Таня уже жалела ее, как равную, отстранив собственные тревоги, в тени этого безысходного несчастья до могилы их можно было считать мелкими и временными. Но
Симочка, не останавливаясь, говорила, что у матери кое-что припасено ей в приданое, но сломить старуху, принудить дать разрешение на брак со Славкой могла бы только беременность. Эти стенанья о «приданом» в другое время рассмешили бы, но Тане было не до смеха, по собственному опыту видела, какие мелочи могут менять судьбу, искажать намерения.
– Жизнь стала жесткая, все стрижет под гребенку, окорачивает и любовь, и страсть, не дает исполнить то, что считаешь необходимым для своего спокойствия. Мало у меня горя, – теперь новое осложнение.
И Таня откровенно рассказала о разрыве с мужем, о разговорах с Онуфрием Ипатычем (в ночь, когда муж был у
Траянова, и перед арестом), о требовательной преданности человека, обреченного на смерть или на долголетнее заключение.
– А вы любите его?
Симочка задала тот вопрос, на который не раз наталкивалась Таня, и неизбежно вместо ответа видела перед собой бледное лицо Онуфрия Ипатыча, когда он зашел к ней проститься, слышала голос, прерывавшийся от муки.
Она стыдилась, вспоминая его дрожь, растрепанные движения, неметкие руки, он не сел, неловкий и униженный, по щеке пробежали его влажные губы, – нестираемый след.
От его слов, от его глаз дуло расслабляющим жаром, увы, –
она не нашла этому названия.
– Люблю ли я его? Я не могу убить человека, отдавшего мне жизнь, пошедшего ради меня на все, и я должна… А
вот прочтите… это пишет мне муж, сюда, теперь…

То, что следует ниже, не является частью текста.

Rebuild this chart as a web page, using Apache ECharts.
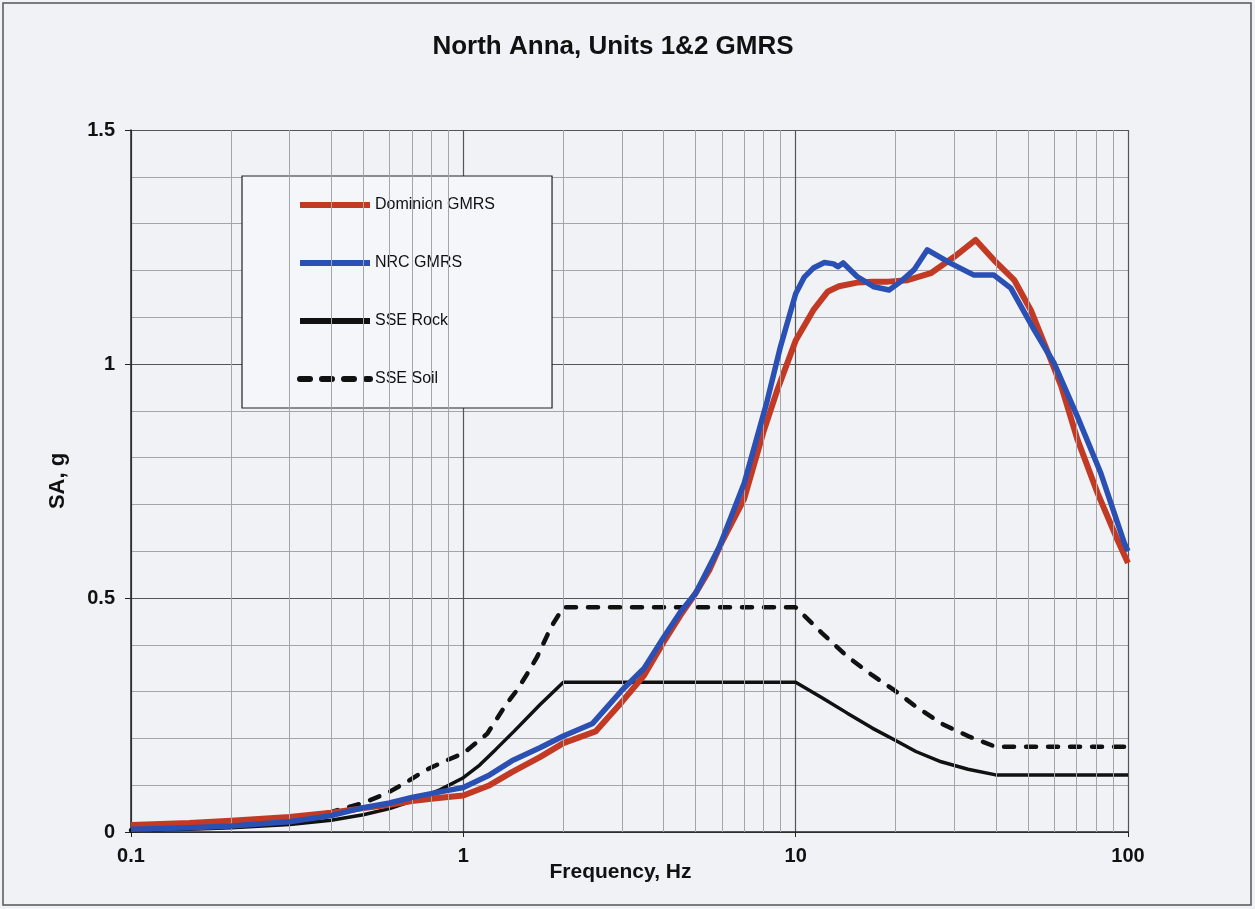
<!DOCTYPE html>
<html>
<head>
<meta charset="utf-8">
<script src="https://cdn.jsdelivr.net/npm/echarts@6/dist/echarts.min.js"></script>
<style>
html,body{margin:0;padding:0;background:#f1f2f6;}
#chart{width:1255px;height:909px;}
</style>
</head>
<body>
<div id="chart"></div>
<script>
var seriesNames = ['Dominion GMRS', 'NRC GMRS', 'SSE Rock', 'SSE Soil'];
var xTickLabels = ['0.1', '1', '10', '100'];
var yTickLabels = ['0', '0.5', '1', '1.5'];
var minorFreqs = [0.2,0.3,0.4,0.5,0.6,0.7,0.8,0.9,2,3,4,5,6,7,8,9,20,30,40,50,60,70,80,90];

var domFreq = [0.1,0.15,0.2,0.3,0.4,0.5,0.6,0.7,0.8,0.9,1,1.2,1.4,1.7,2,2.5,3,3.5,4,4.5,5,5.5,6,7,8,8.8,10,11.3,12.5,13.5,15.3,17,19,21.7,25.5,30,34.8,39.5,45.5,51,57,63,70.5,81,93,100];
var domSA = [0.015,0.019,0.024,0.032,0.041,0.051,0.058,0.066,0.071,0.075,0.078,0.1,0.128,0.16,0.19,0.215,0.278,0.335,0.405,0.463,0.51,0.56,0.62,0.712,0.855,0.944,1.05,1.115,1.155,1.166,1.174,1.176,1.176,1.179,1.194,1.229,1.265,1.222,1.179,1.115,1.03,0.952,0.838,0.724,0.624,0.575];

var nrcFreq = [0.1,0.15,0.2,0.3,0.4,0.5,0.6,0.7,0.8,0.9,1,1.2,1.4,1.7,2,2.45,3,3.5,4,4.5,5,5.9,7,8.2,9,10,10.6,11.3,12.2,13,13.4,13.9,15.3,17.2,19.1,20.7,22.7,24.9,29.3,34.4,39.5,44.4,52.2,60,70.5,82.9,97.5,100];
var nrcSA = [0.006,0.009,0.013,0.022,0.035,0.052,0.062,0.074,0.082,0.089,0.095,0.122,0.152,0.18,0.205,0.232,0.303,0.35,0.415,0.47,0.51,0.61,0.745,0.92,1.037,1.15,1.185,1.205,1.217,1.214,1.208,1.216,1.187,1.165,1.158,1.176,1.201,1.244,1.215,1.19,1.19,1.162,1.073,1.001,0.887,0.766,0.617,0.6];

var rockFreq = [0.1,0.15,0.2,0.3,0.4,0.5,0.6,0.7,0.85,1,1.12,1.25,1.42,1.7,2,10,12,14.3,17,19.8,23,27.4,33,40,100];
var rockSA = [0.004,0.006,0.009,0.016,0.025,0.037,0.05,0.066,0.09,0.116,0.143,0.176,0.215,0.272,0.32,0.32,0.287,0.254,0.222,0.197,0.172,0.15,0.134,0.122,0.122];

var soilFreq = [0.1,0.15,0.2,0.3,0.4,0.5,0.59,0.68,0.76,0.87,1,1.18,1.34,1.45,1.56,1.67,1.84,2,10,12,14.3,17,19.8,23,27.4,33,40,100];
var soilSA = [0.004,0.008,0.013,0.026,0.043,0.062,0.083,0.108,0.13,0.15,0.168,0.21,0.271,0.303,0.339,0.375,0.439,0.48,0.48,0.425,0.375,0.335,0.303,0.268,0.232,0.205,0.182,0.182];

function pairs(xs, ys) { return xs.map(function (x, i) { return [x, ys[i]]; }); }

var FONT = '"Liberation Sans", Arial, sans-serif';
var chart = echarts.init(document.getElementById('chart'), null, {renderer: 'canvas'});
chart.setOption({
  animation: false,
  backgroundColor: '#f1f2f6',
  title: {
    text: 'North Anna, Units 1&2 GMRS',
    left: 608, top: 29, textAlign: 'center',
    textStyle: {fontFamily: FONT, fontWeight: 'bold', fontSize: 26, color: '#111'}
  },
  graphic: [{
    type: 'rect', silent: true, z: 100,
    shape: {x: 3, y: 3, width: 1248, height: 902},
    style: {fill: 'none', stroke: '#555', lineWidth: 1.5}
  }],
  grid: {left: 131, right: 127, top: 130, bottom: 77},
  legend: {
    orient: 'vertical', left: 242, top: 176,
    padding: [21, 57, 21, 55],
    itemWidth: 70, itemHeight: 14, itemGap: 42,
    backgroundColor: '#f5f6f9', borderColor: '#222', borderWidth: 1.2,
    textStyle: {fontFamily: FONT, fontSize: 16, color: '#111'},
    itemStyle: {opacity: 0},
    data: [
      {name: seriesNames[0], lineStyle: {width: 6}, itemStyle: {opacity: 0}},
      {name: seriesNames[1], lineStyle: {width: 6}, itemStyle: {opacity: 0}},
      {name: seriesNames[2], lineStyle: {width: 6}, itemStyle: {opacity: 0}},
      {name: seriesNames[3], lineStyle: {width: 6}, itemStyle: {opacity: 0}}
    ]
  },
  xAxis: {
    type: 'log', logBase: 10, min: 0.1, max: 100,
    name: 'Frequency, Hz', nameLocation: 'middle', nameGap: 30, nameMoveOverlap: false,
    nameTextStyle: {fontFamily: FONT, fontWeight: 'bold', fontSize: 21, color: '#111', padding: [0, 18, 0, 0]},
    axisLine: {lineStyle: {color: '#222', width: 1.5}},
    axisTick: {show: true, length: 5, lineStyle: {color: '#222'}},
    axisLabel: {
      margin: 14, fontFamily: FONT, fontWeight: 'bold', fontSize: 20, color: '#111',
      formatter: function (v) {
        var k = Math.round(Math.log10(v)) + 1;
        return xTickLabels[k] !== undefined ? xTickLabels[k] : '';
      }
    },
    splitLine: {show: true, lineStyle: {color: '#555', width: 1.2}},
    minorTick: {show: false}, minorSplitLine: {show: false}
  },
  yAxis: {
    type: 'value', min: 0, max: 1.5, interval: 0.5,
    name: 'SA, g', nameLocation: 'middle', nameGap: 62, nameRotate: 90, nameMoveOverlap: false,
    nameTextStyle: {fontFamily: FONT, fontWeight: 'bold', fontSize: 22, color: '#111'},
    axisLine: {show: true, lineStyle: {color: '#222', width: 1.5}},
    axisTick: {show: true, length: 6, lineStyle: {color: '#222'}},
    axisLabel: {
      margin: 16, fontFamily: FONT, fontWeight: 'bold', fontSize: 20, color: '#111',
      formatter: function (v) { return yTickLabels[Math.round(v / 0.5)]; }
    },
    splitLine: {show: true, lineStyle: {color: '#555', width: 1.2}},
    minorTick: {show: false, splitNumber: 5},
    minorSplitLine: {show: true, lineStyle: {color: '#a3a5aa', width: 1}}
  },
  series: [
    {
      name: 'grid-minor', type: 'line', data: [], silent: true, z: 1,
      markLine: {
        silent: true, symbol: ['none', 'none'], animation: false,
        label: {show: false},
        lineStyle: {color: '#a3a5aa', type: 'solid', width: 1},
        emphasis: {disabled: true},
        data: minorFreqs.map(function (f) { return {xAxis: f}; })
      }
    },
    {
      name: seriesNames[3], type: 'line', data: pairs(soilFreq, soilSA),
      showSymbol: false, symbol: 'none', z: 3,
      lineStyle: {color: '#111', width: 4.5, type: [10, 12], cap: 'round'},
      itemStyle: {color: '#111'}
    },
    {
      name: seriesNames[2], type: 'line', data: pairs(rockFreq, rockSA),
      showSymbol: false, symbol: 'none', z: 3,
      lineStyle: {color: '#111', width: 3.5},
      itemStyle: {color: '#111'}
    },
    {
      name: seriesNames[0], type: 'line', data: pairs(domFreq, domSA),
      showSymbol: false, symbol: 'none', z: 4,
      lineStyle: {color: '#c23a24', width: 6, join: 'round'},
      itemStyle: {color: '#c23a24'}
    },
    {
      name: seriesNames[1], type: 'line', data: pairs(nrcFreq, nrcSA),
      showSymbol: false, symbol: 'none', z: 5,
      lineStyle: {color: '#2b50b4', width: 5.5, join: 'round'},
      itemStyle: {color: '#2b50b4'}
    }
  ]
});
</script>
</body>
</html>
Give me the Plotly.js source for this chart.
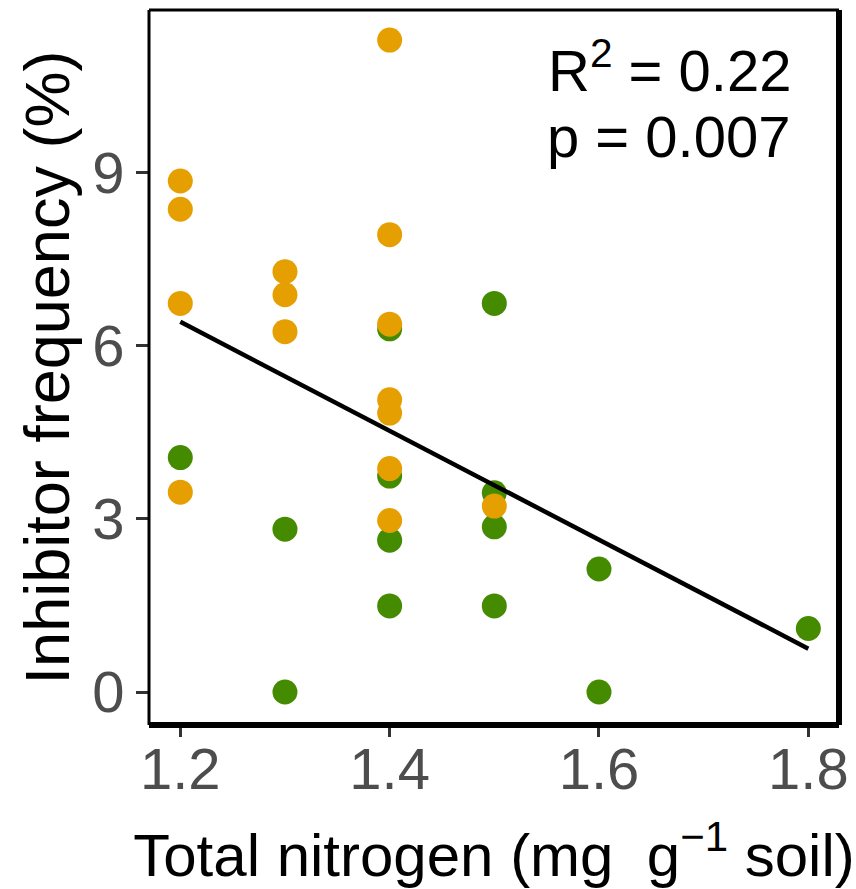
<!DOCTYPE html>
<html>
<head>
<meta charset="utf-8">
<script src="https://cdn.plot.ly/plotly-3.0.1.min.js"></script>
<style>
  html, body { margin: 0; padding: 0; background: #ffffff; }
  #chart { width: 856px; height: 889px; }
</style>
</head>
<body>
<div id="chart"></div>
<script>
// Orange group
var orangeX = [1.2, 1.2, 1.2, 1.2, 1.3, 1.3, 1.3, 1.4, 1.4, 1.4, 1.4, 1.4, 1.4, 1.4, 1.5];
var orangeY = [8.85, 8.36, 6.73, 3.46, 7.28, 6.88, 6.24, 11.29, 7.92, 6.37, 5.06, 4.83, 3.87, 2.97, 3.22];
// Green group
var greenX = [1.2, 1.3, 1.3, 1.4, 1.4, 1.4, 1.4, 1.5, 1.5, 1.5, 1.5, 1.6, 1.6, 1.8];
var greenY = [4.06, 2.82, 0.0, 6.29, 3.74, 2.63, 1.49, 6.73, 3.45, 2.86, 1.49, 2.13, 0.0, 1.10];
// Fitted regression line (end points)
var fitX = [1.2, 1.8];
var fitY = [6.41, 0.75];
// Axis ticks
var xTicks = [1.2, 1.4, 1.6, 1.8];
var xTickText = ["1.2", "1.4", "1.6", "1.8"];
var yTicks = [0, 3, 6, 9];
var yTickText = ["0", "3", "6", "9"];
var statLines = ["R<sup>2</sup> = 0.22", "p = 0.007"];

var FONT = "Liberation Sans, Arial, sans-serif";

var traces = [
  {
    x: greenX, y: greenY, type: "scatter", mode: "markers",
    marker: { color: "#458B00", size: 25, line: { width: 0 } },
    hoverinfo: "x+y", showlegend: false
  },
  {
    x: orangeX, y: orangeY, type: "scatter", mode: "markers",
    marker: { color: "#E69F00", size: 25, line: { width: 0 } },
    hoverinfo: "x+y", showlegend: false
  },
  {
    x: fitX, y: fitY, type: "scatter", mode: "lines",
    line: { color: "#000000", width: 4.5 },
    hoverinfo: "skip", showlegend: false
  }
];

var layout = {
  width: 856, height: 889,
  margin: { l: 149, r: 17, t: 10, b: 164 },
  paper_bgcolor: "#ffffff",
  plot_bgcolor: "#ffffff",
  font: { family: FONT, color: "#000000", size: 58 },
  showlegend: false,
  xaxis: {
    range: [1.1701, 1.8293],
    tickvals: xTicks, ticktext: xTickText,
    ticks: "outside", ticklen: 11, tickwidth: 3, tickcolor: "#333333",
    ticklabelstandoff: -18,
    tickfont: { family: FONT, size: 58, color: "#4D4D4D" },
    showgrid: false, zeroline: false, showline: false,
    title: { text: "Total nitrogen (mg \u00a0g<sup>\u22121</sup> soil)", font: { family: FONT, size: 60, color: "#000000" }, standoff: 35 }
  },
  yaxis: {
    range: [-0.5715, 11.811],
    tickvals: yTicks, ticktext: yTickText,
    ticks: "outside", ticklen: 12, tickwidth: 3, tickcolor: "#333333",
    tickfont: { family: FONT, size: 58, color: "#4D4D4D" },
    showgrid: false, zeroline: false, showline: false,
    title: { text: "Inhibitor frequency (%)", font: { family: FONT, size: 63, color: "#000000" }, standoff: 2 }
  },
  shapes: [
    { type: "line", xref: "paper", yref: "paper", x0: 0, x1: 1, y0: 1, y1: 1, line: { color: "#000", width: 3 } },
    { type: "line", xref: "paper", yref: "paper", x0: 0, x1: 0, y0: 0, y1: 1, line: { color: "#000", width: 3 } },
    { type: "line", xref: "paper", yref: "paper", x0: 1, x1: 1, y0: 0, y1: 1, line: { color: "#000", width: 6 } },
    { type: "line", xref: "paper", yref: "paper", x0: 0, x1: 1, y0: 0, y1: 0, line: { color: "#000", width: 6 } }
  ],
  annotations: [
    { xref: "paper", yref: "paper", x: 0.9333, y: 0.921, xanchor: "right", yanchor: "middle",
      text: statLines[0], showarrow: false, font: { family: FONT, size: 58, color: "#000" } },
    { xref: "paper", yref: "paper", x: 0.9333, y: 0.8236, xanchor: "right", yanchor: "middle",
      text: statLines[1], showarrow: false, font: { family: FONT, size: 58, color: "#000" } }
  ]
};

Plotly.newPlot("chart", traces, layout, { displayModeBar: false, staticPlot: true });
</script>
</body>
</html>
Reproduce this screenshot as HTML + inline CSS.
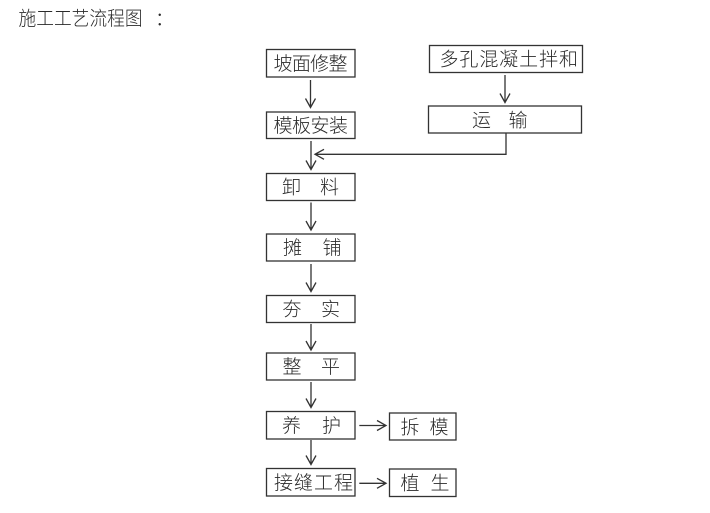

Симочка долго шелестела листами. Таня лежала и грезила зеленым платаном над красной крышей. Город стрекотал дальним грохотом экипажей, мощно и бескрайне зыкали пароходные сирены, угасая за гранью мира, тонко и ободряюще куковали маневровые паровозы вовсе близко, чуть ли не во дворе. Все эти звуки твердили об одном: о поездке, о путешествии, о встречах. Крикливый мужской голос, несмотря на поздний час, все кликал какого-то Измаила, замолкая на несколько минут и снова принимаясь за безнадежный, скулящий зов. Тане хотелось высунуться в окошко и закричать глупому старику: «Не придет твой
Измаил! Никогда не придет, не дозовешься!» Она боялась разрыдаться. Симочка аккуратно сложила письма, вздохнула.
– И вы могли бросить такого человека, как ваш муж? Он все прощает, пишет такие письма, заботится, жалеет.
– А я вот не отвечаю ему…
Тщеславие и слезы послышались в голосе Тани. Симочка неприязненно усмехнулась. Почувствовав себя старше и уравновешеннее этой странной болезненной женщины, требующей от жизни больше, чем можно мечтать.
– Вы как будто с луны свалились, – наставительно сказала Симочка.
Таня поднялась с постели, словно хотела перебить. Та ускользнула, повторив:
– Заботится, жалеет. И ради чего? Ради чужой любви!